**Records with drawing code:**
---
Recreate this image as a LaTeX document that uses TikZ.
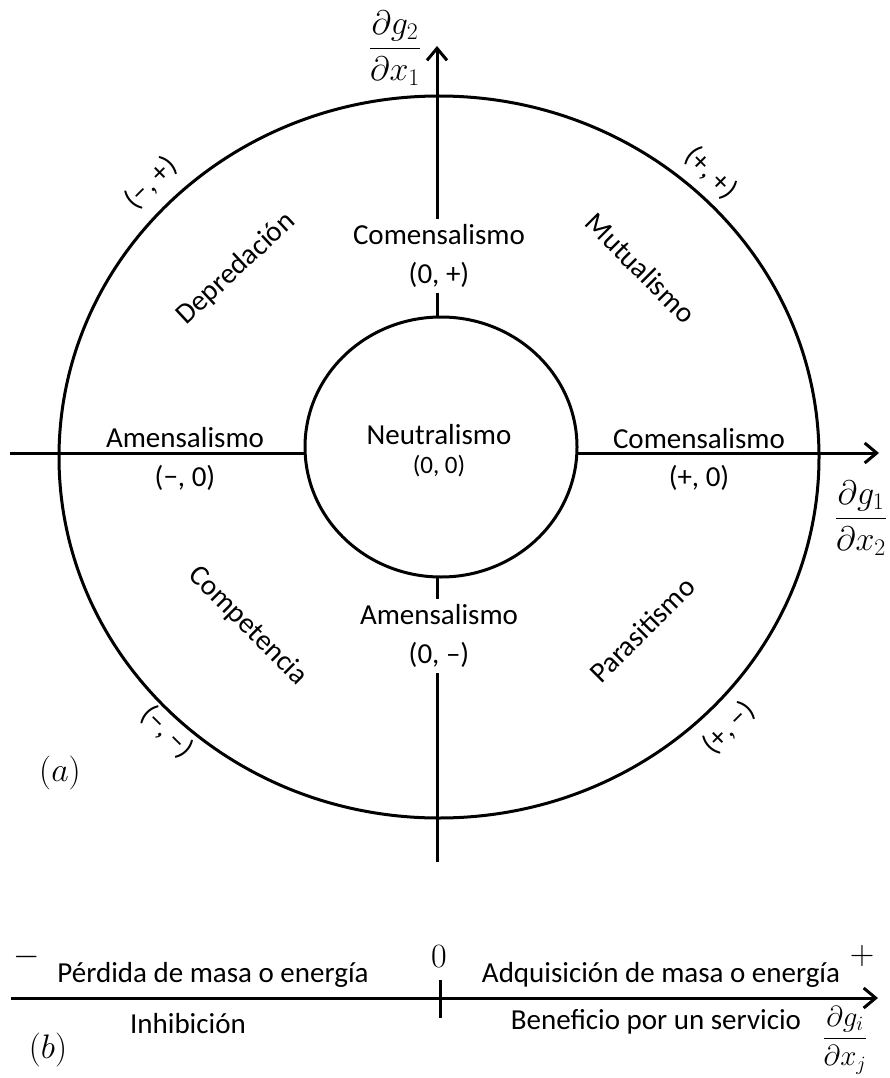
\RequirePackage{fix-cm}
\documentclass[tikz,border=0pt]{standalone}
\usepackage{amsmath}
\usepackage{fontspec}
\setmainfont{Carlito}
\usetikzlibrary{arrows.meta}
\begin{document}
\begin{tikzpicture}[x=1pt,y=-1pt,
  axis/.style={line width=3pt,-{Straight Barb[length=12pt,width=20pt,line width=3pt]}},
  ln/.style={line width=3pt},
  lbl/.style={font=\fontsize{29}{39}\selectfont, inner sep=0pt, align=center},
  small/.style={font=\fontsize{25}{30}\selectfont, inner sep=0pt},
  mth/.style={font=\fontsize{34}{40}\selectfont, inner sep=0pt},
  gap/.style={lbl, fill=white, inner sep=5pt}
]
\useasboundingbox (0,0) rectangle (890,1078);
% axes
\coordinate (xs) at (10,453);
\coordinate (xe) at (879,453);
\coordinate (ys) at (437,862);
\coordinate (ye) at (437,46);
\draw[axis] (xs) -- (xe);
\draw[axis] (ys) -- (ye);
% outer and inner circles
\draw[ln] (439,457) ellipse [x radius=380, y radius=361];
\draw[ln, fill=white] (441,447) ellipse [x radius=136, y radius=130];
% axis labels
\node[mth] (gy) at (395,48) {$\dfrac{\partial g_2}{\partial x_1}$};
\node[mth] (gx) at (861,518) {$\dfrac{\partial g_1}{\partial x_2}$};
% labels on the axes
\node[gap] (comU) at (439,256) {Comensalismo\\(0, +)};
\node[gap] (amD) at (439,636) {Amensalismo\\(0, –)};
\node[lbl] (amL) at (185,438) {Amensalismo};
\node[lbl] (amLs) at (185,478) {(−, 0)};
\node[lbl] (comR) at (699,439) {Comensalismo};
\node[lbl] (comRs) at (699,478) {(+, 0)};
\node[lbl] (neu) at (439,435) {Neutralismo};
\node[small] (neus) at (439,466) {(0, 0)};
% quadrant labels
\node[lbl, rotate=45] (mpS) at (151,183) {(−, +)};
\node[lbl, rotate=43] (dep) at (236,269) {Depredación};
\node[lbl, rotate=-45] (ppS) at (711,173) {(+, +)};
\node[lbl, rotate=-45] (mut) at (641,268) {Mutualismo};
\node[lbl, rotate=-45] (com) at (248,626) {Competencia};
\node[lbl, rotate=-45] (mmS) at (167,732) {(−, −)};
\node[lbl, rotate=45] (par) at (642,630) {Parasitismo};
\node[lbl, rotate=45] (pmS) at (729,728) {(+, −)};
\node[mth] (a) at (60,773) {$(a)$};
% panel (b)
\coordinate (bs) at (11,998);
\coordinate (be) at (878,998);
\coordinate (ta) at (440,980);
\coordinate (tb) at (440,1018);
\draw[axis] (bs) -- (be);
\draw[ln] (ta) -- (tb);
\node[mth] (minus) at (27,957) {$-$};
\node[mth] (zero) at (439,957) {$0$};
\node[mth] (plus) at (862,956) {$+$};
\node[lbl] (perd) at (213,975) {Pérdida de masa o energía};
\node[lbl] (inh) at (188,1024) {Inhibición};
\node[lbl] (adq) at (661,975) {Adquisición de masa o energía};
\node[lbl] (ben) at (656,1022) {Beneficio por un servicio};
\node[mth, font=\fontsize{29}{34}\selectfont] (gij) at (845,1040) {$\dfrac{\partial g_i}{\partial x_j}$};
\node[mth] (b) at (48,1050) {$(b)$};
\end{tikzpicture}
\end{document}
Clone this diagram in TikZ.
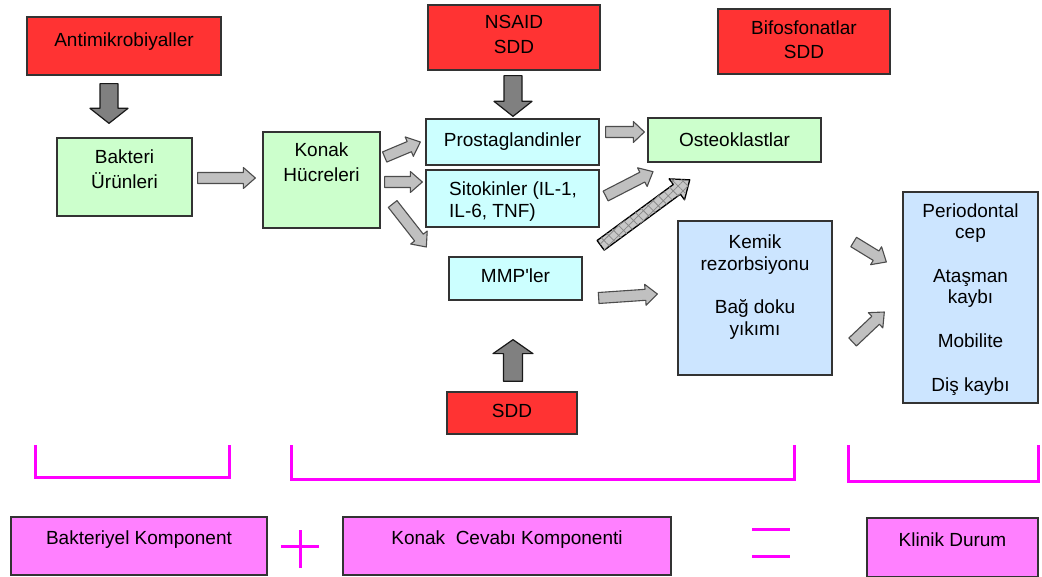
\documentclass[tikz,border=0pt]{standalone}
\usepackage{fontspec}
\setmainfont{Liberation Sans}
\usetikzlibrary{calc,patterns.meta}
\definecolor{cRed}{HTML}{FF3333}
\definecolor{cGreen}{HTML}{CCFFCC}
\definecolor{cCyan}{HTML}{CCFFFF}
\definecolor{cBlue}{HTML}{CCE5FF}
\definecolor{cMag}{HTML}{FF80FF}
\definecolor{cPink}{HTML}{FF00FF}
\definecolor{cEdge}{HTML}{333333}
\definecolor{cLight}{HTML}{C0C0C0}
\definecolor{cDark}{HTML}{808080}
\definecolor{cHatch}{HTML}{C8C8C8}
\definecolor{cHatchLine}{HTML}{8A8A8A}
% #1 style, #2 from, #3 to, #4 half shaft, #5 half head, #6 head length
\newcommand\blockarrow[6]{%
  \path[#1] let \p1=#2, \p2=#3,
    \n1={atan2(\y2-\y1,\x2-\x1)}, \n2={veclen(\x2-\x1,\y2-\y1)} in
    [shift={(\p1)}, rotate=\n1]
    (0pt,-#4) -- ({\n2*1pt-#6},-#4) -- ({\n2*1pt-#6},-#5) -- ({\n2*1pt},0pt)
    -- ({\n2*1pt-#6},#5) -- ({\n2*1pt-#6},#4) -- (0pt,#4) -- cycle;}
\begin{document}
\begin{tikzpicture}[x=1pt,y=-1pt,
  box/.style={draw=cEdge, line width=1.3pt, rectangle, inner sep=0pt},
  txt/.style={anchor=north, inner sep=0pt, align=center, font=\fontsize{19}{22}\selectfont},
  lightarrow/.style={fill=cLight, draw=black!70, line width=1.1pt, line join=round},
  darkarrow/.style={fill=cDark, draw=black!90, line width=1.2pt, line join=round},
  hatcharrow/.style={fill=cHatch, postaction={pattern={Hatch[angle=45,distance=7pt,line width=0.8pt]}, pattern color=cHatchLine}, draw=black, line width=1.3pt, line join=round},
  brace/.style={draw=cPink, line width=3pt},
]
\fill[white] (0,0) rectangle (1042,577);
\useasboundingbox (0,0) rectangle (1042,577);

% boxes
\node[box, fill=cRed, minimum width=194pt, minimum height=58pt] (anti) at (124,46) {};
\node[box, fill=cRed, minimum width=172pt, minimum height=65pt] (nsaid) at (514,37.5) {};
\node[box, fill=cRed, minimum width=172pt, minimum height=65pt] (bifo) at (804,41.5) {};
\node[box, fill=cGreen, minimum width=135pt, minimum height=78pt] (bak) at (124.5,177) {};
\node[box, fill=cGreen, minimum width=117pt, minimum height=96pt] (kon) at (321.5,180) {};
\node[box, fill=cCyan, minimum width=173pt, minimum height=46pt] (pro) at (512.5,142) {};
\node[box, fill=cCyan, minimum width=173pt, minimum height=57pt] (sit) at (512.5,198.5) {};
\node[box, fill=cCyan, minimum width=133pt, minimum height=43pt] (mmp) at (515.5,278.5) {};
\node[box, fill=cGreen, minimum width=173pt, minimum height=44pt] (ost) at (734.5,140) {};
\node[box, fill=cBlue, minimum width=154pt, minimum height=154pt] (kem) at (755,298) {};
\node[box, fill=cBlue, minimum width=135pt, minimum height=211pt] (per) at (970.5,297.5) {};
\node[box, fill=cRed, minimum width=130pt, minimum height=42pt] (sdd) at (512,413) {};
\node[box, fill=cMag, minimum width=256pt, minimum height=58pt] (bkomp) at (139,546) {};
\node[box, fill=cMag, minimum width=328pt, minimum height=58pt] (kcev) at (507,546) {};
\node[box, fill=cMag, minimum width=171pt, minimum height=59pt] (klin) at (952.5,547.5) {};

% texts
\node[txt] (antit) at (124,33) {Antimikrobiyaller};
\node[txt, font=\fontsize{19}{25}\selectfont] (nsaidt) at (514,15) {NSAID\\SDD};
\node[txt, font=\fontsize{19}{24}\selectfont] (bifot) at (804,21) {Bifosfonatlar\\SDD};
\node[txt, font=\fontsize{19}{25}\selectfont] (bakt) at (124.5,150) {Bakteri\\Ürünleri};
\node[txt, font=\fontsize{19}{25}\selectfont] (kont) at (321.5,143) {Konak\\Hücreleri};
\node[txt] (prot) at (512.5,133) {Prostaglandinler};
\node[txt, anchor=north west, align=left] (sitt) at (449,182) {Sitokinler (IL-1,\\IL-6, TNF)};
\node[txt] (mmpt) at (515.5,269) {MMP\textquotesingle ler};
\node[txt] (ostt) at (734.5,133) {Osteoklastlar};
\node[txt, font=\fontsize{19}{21.5}\selectfont] (kemt) at (755,235) {Kemik\\rezorbsiyonu\\[22pt]Bağ doku\\yıkımı};
\node[txt, font=\fontsize{19}{21}\selectfont] (pert) at (970.5,204) {Periodontal\\cep\\[23pt]Ataşman\\kaybı\\[23pt]Mobilite\\[23pt]Diş kaybı};
\node[txt] (sddt) at (512,404) {SDD};
\node[txt] (bkompt) at (139,531) {Bakteriyel Komponent};
\node[txt] (kcevt) at (507,531) {Konak\ \ Cevabı Komponenti};
\node[txt] (klint) at (952.5,533) {Klinik Durum};

% dark block arrows
\blockarrow{darkarrow}{($(anti.south)+(-15,8)$)}{($(bak.north)+(-15.5,-14)$)}{9pt}{19pt}{15pt}
\blockarrow{darkarrow}{($(nsaid.south)+(-1,5)$)}{($(pro.north)+(0.5,-2)$)}{9pt}{19pt}{15pt}
\blockarrow{darkarrow}{($(sdd.north)+(1,-10)$)}{($(mmp.south)+(-2.5,39)$)}{9.5pt}{20pt}{14pt}

% light block arrows
\blockarrow{lightarrow}{($(bak.east)+(5,1)$)}{($(kon.west)+(-7,-2)$)}{5.5pt}{10.5pt}{12pt}
\blockarrow{lightarrow}{($(kon.east)+(4,-23)$)}{($(pro.west)+(-5,0)$)}{5.5pt}{10.5pt}{12pt}
\blockarrow{lightarrow}{($(kon.east)+(4,2)$)}{($(sit.west)+(-3,-16.5)$)}{5.5pt}{10.5pt}{12pt}
\blockarrow{lightarrow}{($(kon.east)+(12,24)$)}{($(mmp.west)+(-22,-31.5)$)}{5.5pt}{10.5pt}{12pt}
\blockarrow{lightarrow}{($(pro.east)+(6,-10)$)}{($(ost.west)+(-3,-8)$)}{5.5pt}{10.5pt}{11pt}
\blockarrow{lightarrow}{($(sit.east)+(6,-2.5)$)}{($(ost.south)+(-81.5,9)$)}{5.5pt}{10.5pt}{12pt}
\blockarrow{lightarrow}{($(mmp.east)+(16,19.5)$)}{($(kem.west)+(-20,-4)$)}{5.5pt}{10.5pt}{12pt}
\blockarrow{lightarrow}{($(kem.east)+(21,-56)$)}{($(per.west)+(-16,-35.5)$)}{5.5pt}{10.5pt}{12pt}
\blockarrow{lightarrow}{($(kem.east)+(20,44)$)}{($(per.west)+(-18,14.5)$)}{5.5pt}{10.5pt}{12pt}

% hatched arrow
\blockarrow{hatcharrow}{($(mmp.north east)+(18,-11)$)}{($(ost.south)+(-44.5,17)$)}{6pt}{13pt}{16pt}

% brackets
\draw[brace] (35,445) -- (35,477) -- (229,477) -- (229,445);
\draw[brace] (291,445) -- (291,479) -- (794,479) -- (794,445);
\draw[brace] (848,445) -- (848,481) -- (1038,481) -- (1038,445);

% plus and equals
\draw[brace] (281,546) -- (319,546) (300,530) -- (300,568);
\draw[brace] (752,529) -- (790,529) (752,556) -- (790,556);
\end{tikzpicture}
\end{document}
---
**WHAT IS BEING ASKED:** Find every line that has "this" in it, then return those lines.

**COMPLETED EXERCISE:**
Recreate this image as a LaTeX document that uses TikZ.
Clone this diagram in TikZ.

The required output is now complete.